Released in 1979, Nahéma is like an ode to the rose. Nahéma is a rose explosion that calls up the vision of what a rose is supposed to be.
In Bottle: Lush rose in that familiar Guerlain smell. Beautifully dense and musky delicate roses. So sweet that for a moment I’m thinking I smell cherry or anise instead but it’s all rose from here.
Applied: Big and fantastic and familiar. The rose goes on strong, comes out of the gates yelling and makes itself known. This is what a rose is supposed to smell like. A little sweet, a little floral, clean and dewy. Tea rose is what I’m smelling, and tea rose to me has a lighter, sweeter fragrance often used as a subtle addition but in Nahéma is the primary focus. I get roses for hours and hours as Nahéma has some fantastic staying power. The dry down is a lovely sweet rose on woodsy base and that familiar Guerlain scent.
Extra: Apparently, Luca Turin in The Guide shares with us a little rumor. That Nahéma, the greatest rose fragrance in perfumery, was made without any rose oil.

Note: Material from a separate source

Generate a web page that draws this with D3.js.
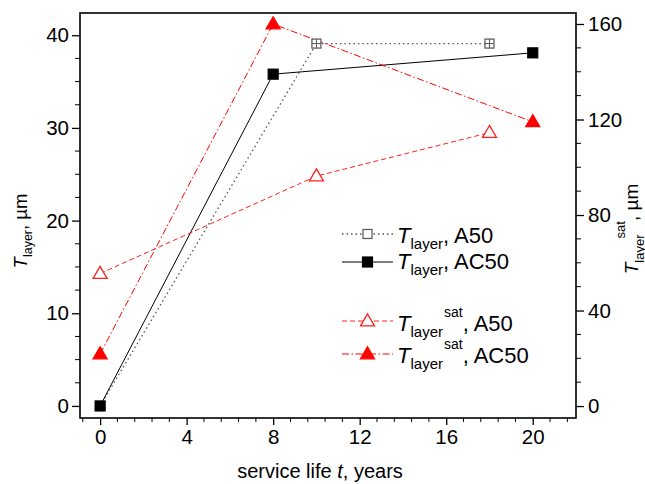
<!DOCTYPE html>
<html>
<head>
<meta charset="utf-8">
<script src="https://cdn.jsdelivr.net/npm/d3@7"></script>
<style>
  html, body { margin: 0; padding: 0; background: #fff; }
  svg { display: block; font-family: "Liberation Sans", Arial, sans-serif; }
</style>
</head>
<body>
<svg id="chart" width="645" height="484"></svg>
<script>
// Service life (years) for each sample set
const yearsA50 = [0, 10, 18];
const yearsAC50 = [0, 8, 20];

// Layer thickness, µm (left axis)
const layerA50 = [0, 39.1, 39.1];
const layerAC50 = [0, 35.8, 38.1];

// Saturated layer thickness, µm (right axis)
const satA50 = [55.5, 96.3, 114.5];
const satAC50 = [21.8, 160, 119];

const xTicks = [0, 4, 8, 12, 16, 20];
const yLeftTicks = [0, 10, 20, 30, 40];
const yRightTicks = [0, 40, 80, 120, 160];

const svg = d3.select("#chart");
const m = { left: 80, right: 576, top: 13, bottom: 418 };

const x = d3.scaleLinear().domain([-0.93, 22]).range([m.left, m.right]);
const yL = d3.scaleLinear().domain([-1.3, 42.4]).range([m.bottom, m.top]);
const yR = d3.scaleLinear().domain([-5.0, 164.6]).range([m.bottom, m.top]);

const tickFont = 20.5;

// Minor ticks
const xMinor = d3.range(-0.8, 22, 0.8).filter(v => !xTicks.some(t => Math.abs(t - v) < 1e-6));
const yLMinor = d3.range(0, 42.4, 2.5).filter(v => v % 10 !== 0);
const yRMinor = d3.range(0, 164.6, 10).filter(v => v % 40 !== 0);

// Bottom axis
const xAxis = svg.append("g").attr("transform", `translate(0,${m.bottom})`);
xAxis.call(d3.axisBottom(x).tickValues(xTicks).tickSize(7).tickSizeOuter(0).tickPadding(4));
xAxis.append("g").selectAll("line").data(xMinor).join("line")
  .attr("x1", d => x(d)).attr("x2", d => x(d)).attr("y1", 0).attr("y2", 4)
  .attr("stroke", "#000");

// Left axis
const yAxisL = svg.append("g").attr("transform", `translate(${m.left},0)`);
yAxisL.call(d3.axisLeft(yL).tickValues(yLeftTicks).tickSize(8).tickSizeOuter(0).tickPadding(3));
yAxisL.append("g").selectAll("line").data(yLMinor).join("line")
  .attr("y1", d => yL(d)).attr("y2", d => yL(d)).attr("x1", 0).attr("x2", -5)
  .attr("stroke", "#000");

// Right axis
const yAxisR = svg.append("g").attr("transform", `translate(${m.right},0)`);
yAxisR.call(d3.axisRight(yR).tickValues(yRightTicks).tickSize(8).tickSizeOuter(0).tickPadding(4));
yAxisR.append("g").selectAll("line").data(yRMinor).join("line")
  .attr("y1", d => yR(d)).attr("y2", d => yR(d)).attr("x1", 0).attr("x2", 5)
  .attr("stroke", "#000");

svg.selectAll(".domain").remove();
svg.selectAll(".tick text").attr("font-size", tickFont).attr("fill", "#000")
  .attr("font-family", "Liberation Sans, Arial, sans-serif");
svg.selectAll(".tick line").attr("stroke", "#000").attr("stroke-width", 1.3);

// Frame
svg.append("rect")
  .attr("x", m.left).attr("y", m.top)
  .attr("width", m.right - m.left).attr("height", m.bottom - m.top)
  .attr("fill", "none").attr("stroke", "#000").attr("stroke-width", 1.6);

// Series definitions
const series = [
  { xs: yearsA50, ys: layerA50, y: yL, color: "#555", dash: "1.5,3", width: 1.3, marker: "square", filled: false },
  { xs: yearsAC50, ys: layerAC50, y: yL, color: "#000", dash: null, width: 1, marker: "square", filled: true },
  { xs: yearsA50, ys: satA50, y: yR, color: "#ff2020", dash: "5,3", width: 1, marker: "triangle", filled: false },
  { xs: yearsAC50, ys: satAC50, y: yR, color: "#ff0000", dash: "7,2.5,1.5,2.5", width: 1, marker: "triangle", filled: true }
];

function drawMarker(g, type, filled, color, cx, cy, plus) {
  if (type === "square") {
    const s = filled ? 10 : 9;
    g.append("rect")
      .attr("x", cx - s / 2).attr("y", cy - s / 2).attr("width", s).attr("height", s)
      .attr("fill", filled ? "#000" : "#fff")
      .attr("stroke", color).attr("stroke-width", 1.2);
    if (plus) {
      g.append("path")
        .attr("d", `M${cx - s / 2},${cy}H${cx + s / 2}M${cx},${cy - s / 2}V${cy + s / 2}`)
        .attr("stroke", color).attr("stroke-width", 1);
    }
  } else {
    const h = 12, w = 14;
    g.append("path")
      .attr("d", `M${cx},${cy - h * 0.6}L${cx + w / 2},${cy + h * 0.4}L${cx - w / 2},${cy + h * 0.4}Z`)
      .attr("fill", filled ? color : "#fff")
      .attr("stroke", color).attr("stroke-width", 1.3);
  }
}

const plot = svg.append("g");
series.forEach(s => {
  const pts = s.xs.map((v, i) => [x(v), s.y(s.ys[i])]);
  plot.append("path")
    .attr("d", d3.line()(pts))
    .attr("fill", "none").attr("stroke", s.color).attr("stroke-width", s.width)
    .attr("stroke-dasharray", s.dash);
});
series.forEach(s => {
  s.xs.forEach((v, i) => {
    drawMarker(plot, s.marker, s.filled, s.color, x(v), s.y(s.ys[i]), s.marker === "square" && !s.filled);
  });
});

// Legend
const legend = svg.append("g");
const legendRows = [
  { s: series[0], y: 234, base: 243, sup: false, label: ", A50" },
  { s: series[1], y: 262, base: 269, sup: false, label: ", AC50" },
  { s: series[2], y: 321, base: 331, sup: true, label: ", A50" },
  { s: series[3], y: 354, base: 363, sup: true, label: ", AC50" }
];
legendRows.forEach(r => {
  legend.append("line")
    .attr("x1", 342).attr("x2", 393).attr("y1", r.y).attr("y2", r.y)
    .attr("stroke", r.s.color).attr("stroke-width", r.s.width)
    .attr("stroke-dasharray", r.s.dash);
  drawMarker(legend, r.s.marker, r.s.filled, r.s.color, 367.5, r.y, false);
  const t = legend.append("text")
    .attr("x", 397).attr("y", r.base)
    .attr("font-size", 22).attr("fill", "#000");
  t.append("tspan").attr("font-style", "italic").text("T");
  t.append("tspan").attr("font-size", 15).attr("dy", 6).text("layer");
  if (r.sup) {
    t.append("tspan").attr("font-size", 14).attr("dx", 1).attr("dy", -20).text("sat");
    t.append("tspan").attr("dy", 14).text(r.label);
  } else {
    t.append("tspan").attr("dy", -6).text(r.label);
  }
});

// Axis titles
svg.append("text")
  .attr("x", 320).attr("y", 478)
  .attr("text-anchor", "middle").attr("font-size", 20).attr("fill", "#000")
  .call(t => {
    t.append("tspan").text("service life ");
    t.append("tspan").attr("font-style", "italic").text("t");
    t.append("tspan").text(", years");
  });

const leftTitle = svg.append("text")
  .attr("transform", "translate(27,231) rotate(-90)")
  .attr("text-anchor", "middle").attr("font-size", 18.5).attr("fill", "#000");
leftTitle.append("tspan").attr("font-style", "italic").text("T");
leftTitle.append("tspan").attr("font-size", 12.5).attr("dy", 5).text("layer");
leftTitle.append("tspan").attr("dy", -5).text(", µm");

const rightTitle = svg.append("text")
  .attr("transform", "translate(638,229) rotate(-90)")
  .attr("text-anchor", "middle").attr("font-size", 19).attr("fill", "#000");
rightTitle.append("tspan").attr("font-style", "italic").text("T");
rightTitle.append("tspan").attr("font-size", 13).attr("dy", 6).text("layer");
rightTitle.append("tspan").attr("font-size", 13).attr("dx", -4).attr("dy", -19).text("sat");
rightTitle.append("tspan").attr("dy", 13).text(", µm");
</script>
</body>
</html>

Design: The image in this post is not the bottle design that I’m talking about in this section. The modern Nahéma bottle that I held and sprayed is a mostly flat, rather boring bottle design whose shape is reminiscent of Tommy Girl except lacking that third dimension. It’s dull, drab and uninteresting and I wish they hadn’t changed it from the old bottle. But the bottle certainly is functional at least.
Fragrance Family: Soliflore Oriental
Notes: Rose, peach, vanilla, woods.
Even if you hate roses I highly recommend giving this a sniff. If not so you can find the perfect perfume but to know what conceptual rose smells like. If the rumor is true, that Nahéma doesn’t contain any actual rose oil then the mind-boggling alone is worth a smell.
Reviewed in This Post: Nahéma, 2003, Eau de Parfum.